«Semiramide»: tutte le ragioni di un successo
Avolte il cosa conta decisamente di più del chi e del come. Ed è sicuramente il caso della Semiramide alla Fenice di Venezia, per le seguenti ragioni: che l’ultimo titolo italiano di Rossini (1823) è un capolavoro, un prodigio di opera pensata in grande più di ogni altra, persino del Tell; che è così ampia (oltre 4 ore) e complessa che si esegue poco, quasi mai integralmente; che alla Fenice l’opera fu battezzata; che il manoscritto autografo è stato restaurato e osservarlo nel foyer è emozionante.

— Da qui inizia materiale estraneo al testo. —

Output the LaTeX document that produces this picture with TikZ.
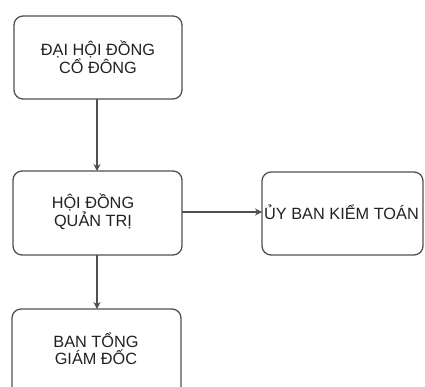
\documentclass[tikz,border=0pt]{standalone}
\usepackage{fontspec}
\setmainfont{Liberation Sans}
\usetikzlibrary{arrows.meta}
\definecolor{ln}{HTML}{505050}
\definecolor{tx}{HTML}{222222}
\begin{document}
\begin{tikzpicture}[x=1pt,y=-1pt,
  orgbox/.style={draw=ln,line width=1.3pt,rounded corners=9pt,fill=white},
  lbl/.style={text=tx,font=\fontsize{16.3}{17}\selectfont,align=center,inner sep=0pt},
  conn/.style={draw=ln,line width=1.2pt,-{Stealth[length=7pt,width=7pt]}}]
\useasboundingbox (0,0) rectangle (425,387);
\fill[white] (0,0) rectangle (425,387);
\draw[orgbox] (14,16) rectangle (182,99);
\node[lbl] (a) at (98,57) {ĐẠI HỘI ĐỒNG\\CỔ ĐÔNG};
\draw[orgbox] (13,171) rectangle (182,255);
\node[lbl] (b) at (93,212) {HỘI ĐỒNG\\QUẢN TRỊ};
\draw[orgbox] (12,309) rectangle (181,398);
\node[lbl] (c) at (96,349) {BAN TỔNG\\GIÁM ĐỐC};
\draw[orgbox] (262,172) rectangle (423,255);
\node[lbl,anchor=west] (d) at (264,212) {ỦY BAN KIỂM TOÁN};
\coordinate (a1) at (97,99);
\coordinate (b1) at (97,171);
\coordinate (b2) at (97,255);
\coordinate (c1) at (97,309);
\coordinate (b3) at (182,212);
\coordinate (d1) at (262,212);
\draw[conn] (a1) -- (b1);
\draw[conn] (b2) -- (c1);
\draw[conn] (b3) -- (d1);
\end{tikzpicture}
\end{document}
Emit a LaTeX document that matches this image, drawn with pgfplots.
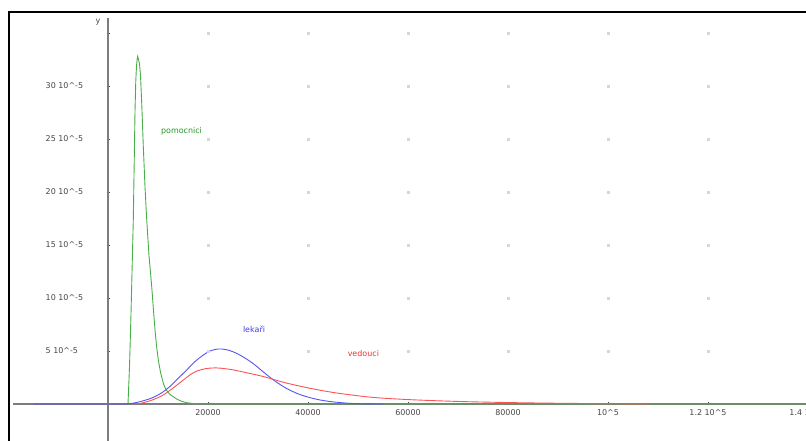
\documentclass[border=0pt]{standalone}
\usepackage{pgfplots}
\pgfplotsset{compat=1.18}
\usepackage{fontspec}
\setmainfont{DejaVu Sans}
\definecolor{gline}{RGB}{70,175,70}
\definecolor{bline}{RGB}{85,85,245}
\definecolor{rline}{RGB}{250,85,85}
\definecolor{gtext}{RGB}{40,150,40}
\definecolor{btext}{RGB}{60,60,235}
\definecolor{rtext}{RGB}{240,50,50}
\definecolor{axcol}{RGB}{125,125,125}
\definecolor{labcol}{RGB}{70,70,70}
\definecolor{dotcol}{RGB}{215,215,215}
\newcommand{\crt}{\textasciicircum}
\begin{document}
\begin{tikzpicture}[x=1bp,y=1bp]
\useasboundingbox (-13,1.16) rectangle (793,442.16);
\begin{axis}[
  at={(0,0)}, anchor=south west,
  scale only axis, width=795bp, height=424.21bp,
  xmin=-19000, xmax=140000, ymin=-3.6, ymax=36.42,
  axis lines=middle,
  every inner x axis line/.append style={-},
  every inner y axis line/.append style={-},
  axis line style={line width=1.1bp, color=axcol},
  xtick={20000,40000,60000,80000,100000,120000,140000},
  xticklabels={20000,40000,60000,80000,{10\crt5},{1.2 10\crt5},{1.4 10\crt5}},
  ytick={5,10,15,20,25,30,35},
  yticklabels={{5 10\crt-5},{10 10\crt-5},{15 10\crt-5},{20 10\crt-5},{25 10\crt-5},{30 10\crt-5},{}},
  major tick length=3bp,
  tick style={line width=0.8bp, color=labcol},
  xticklabel style={font=\fontsize{8}{9}\selectfont, text=labcol, anchor=north, inner sep=0pt, yshift=-4bp},
  yticklabel style={font=\fontsize{8}{9}\selectfont, text=labcol, anchor=west, inner sep=0pt, xshift=-61bp},
  scaled x ticks=false,
]
% grid dots
\addplot[only marks, color=dotcol, mark=square*, mark size=0.9bp, mark options={draw=dotcol, fill=dotcol}] coordinates {
(20000,5)(20000,10)(20000,15)(20000,20)(20000,25)(20000,30)(20000,35)
(40000,5)(40000,10)(40000,15)(40000,20)(40000,25)(40000,30)(40000,35)
(60000,5)(60000,10)(60000,15)(60000,20)(60000,25)(60000,30)(60000,35)
(80000,5)(80000,10)(80000,15)(80000,20)(80000,25)(80000,30)(80000,35)
(100000,5)(100000,10)(100000,15)(100000,20)(100000,25)(100000,30)(100000,35)
(120000,5)(120000,10)(120000,15)(120000,20)(120000,25)(120000,30)(120000,35)
};
% pomocnici
\addplot[gline, line width=0.9bp] coordinates {
(4000,0)(4300,3.5)(4600,8.5)(5060,17.4)(5250,23)(5400,27.6)(5550,30.4)(5700,31.9)(5850,32.6)(5940,32.8)
(6100,32.5)(6300,32.1)(6500,31.0)(6750,28.3)(7060,24.3)(7400,20.5)(7740,17.4)(8200,14.0)(8740,11.1)
(9100,8.8)(9400,7.0)(9700,5.5)(10060,4.15)(10500,3.0)(11060,1.95)(11500,1.45)(12000,1.1)(12500,0.86)
(13060,0.69)(13800,0.45)(14500,0.3)(15100,0.2)(15740,0.12)(17000,0.05)(18500,0.01)(20000,0)(140000,0)
};
% lekari
\addplot[bline, line width=0.9bp, smooth, tension=0.5] coordinates {
(-15000,0)(0,0)(3000,0)(4000,0.02)(5000,0.08)(6400,0.22)(8400,0.5)(10000,0.85)(11060,1.16)(12500,1.7)
(14000,2.4)(15740,3.21)(17400,4.0)(19060,4.62)(20500,5.02)(22060,5.19)(23500,5.14)(25060,4.92)
(27000,4.45)(29060,3.8)(31000,3.05)(33060,2.28)(35400,1.55)(37740,1.01)(40000,0.65)(42400,0.38)
(45000,0.2)(48400,0.06)(52000,0.01)(55000,0)
};
% vedouci
\addplot[rline, line width=0.9bp, smooth, tension=0.5] coordinates {
(5400,0)(6400,0.05)(8400,0.3)(10000,0.6)(11060,0.85)(13000,1.5)(15060,2.26)(16400,2.75)(17740,3.1)
(19500,3.33)(21000,3.4)(22500,3.38)(25000,3.22)(28000,2.92)(31000,2.6)(33060,2.32)(35500,2.0)
(38400,1.68)(42400,1.3)(46000,1.02)(51740,0.68)(56000,0.52)(61740,0.38)(70000,0.24)(78400,0.15)
(85000,0.1)(92000,0.06)(100000,0.03)(108400,0)
};
\node[text=gtext, font=\fontsize{8}{9}\selectfont] at (axis cs:14700,25.75) {pomocnici};
\node[text=btext, font=\fontsize{8}{9}\selectfont] at (axis cs:29200,7.05) {lekaři};
\node[text=rtext, font=\fontsize{8}{9}\selectfont] at (axis cs:51070,4.72) {vedouci};
\node[text=labcol, font=\fontsize{8}{9}\selectfont] at (axis cs:-2000,36.0) {y};
\end{axis}
\draw[line width=2bp, black] (-4.3,-20) -- (-4.3,429.66) -- (830,429.66);
\end{tikzpicture}
\end{document}
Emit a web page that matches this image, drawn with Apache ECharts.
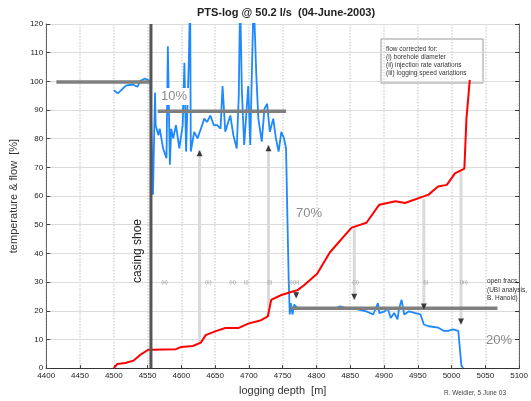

La doverosa premessa non significa che il chi e il come non siano degni del coraggio dell’impresa. Non v’è, a dirla tutta, una messinscena dal segno forte. Lo spettacolo di Cecilia Lagorio tende all’astrazione di una scena neutra ma cade nel descrittivo, come quando fa apparire da una cisterna tipo quella del Battista di Salome il defunto marito della sanguinaria regina. Musicalmente parlando, l’operazione è di livello, però. Riccardo Frizza regge l’urto di questo fiume in piena badando per prima cosa alla concretezza. Evita un neoclassicismo di maniera anche a costo di qualche eccesso dinamico. Il ritmo teatrale è spedito, stringente. Non mortifica ma anzi valorizza gli affetti, pur talora caricandoli. Né troppo concede a quegli arbitrii belcantistici che sono più spesso la croce anziché la delizia di questo repertorio. Jessica Pratt, Alex Esposito, Enea Scala e Marta Mari non sono cantanti perfetti, chi per un verso chi per l’altro. Ma formano un’ottima compagnia. Teresa Iervolino una rivelazione. Teatro gremito e applausi scroscianti.